Convert Vec<T> to Vec<&T> [duplicate] - vector

I can convert Vec<String> to Vec<&str> this way:
let mut items = Vec::<&str>::new();
for item in &another_items {
items.push(item);
}
Are there better alternatives?

There are quite a few ways to do it, some have disadvantages, others simply are more readable to some people.
This dereferences s (which is of type &String) to a String "right hand side reference", which is then dereferenced through the Deref trait to a str "right hand side reference" and then turned back into a &str. This is something that is very commonly seen in the compiler, and I therefor consider it idiomatic.
let v2: Vec<&str> = v.iter().map(|s| &**s).collect();
Here the deref function of the Deref trait is passed to the map function. It's pretty neat but requires useing the trait or giving the full path.
let v3: Vec<&str> = v.iter().map(std::ops::Deref::deref).collect();
This uses coercion syntax.
let v4: Vec<&str> = v.iter().map(|s| s as &str).collect();
This takes a RangeFull slice of the String (just a slice into the entire String) and takes a reference to it. It's ugly in my opinion.
let v5: Vec<&str> = v.iter().map(|s| &s[..]).collect();
This is uses coercions to convert a &String into a &str. Can also be replaced by a s: &str expression in the future.
let v6: Vec<&str> = v.iter().map(|s| { let s: &str = s; s }).collect();
The following (thanks #huon-dbaupp) uses the AsRef trait, which solely exists to map from owned types to their respective borrowed type. There's two ways to use it, and again, prettiness of either version is entirely subjective.
let v7: Vec<&str> = v.iter().map(|s| s.as_ref()).collect();
and
let v8: Vec<&str> = v.iter().map(AsRef::as_ref).collect();
My bottom line is use the v8 solution since it most explicitly expresses what you want.
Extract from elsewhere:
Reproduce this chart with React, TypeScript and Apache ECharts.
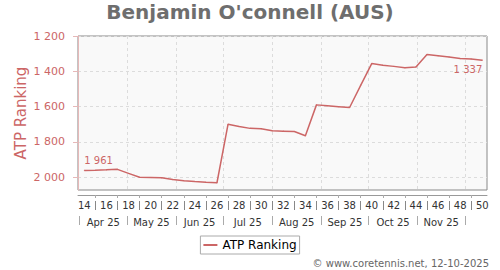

The other answers simply work. I just want to point out that if you are trying to convert the Vec<String> into a Vec<&str> only to pass it to a function taking Vec<&str> as argument, consider revising the function signature as:
fn my_func<T: AsRef<str>>(list: &[T]) { ... }
instead of:
fn my_func(list: &Vec<&str>) { ... }
As pointed out by this question: Function taking both owned and non-owned string collections. In this way both vectors simply work without the need of conversions.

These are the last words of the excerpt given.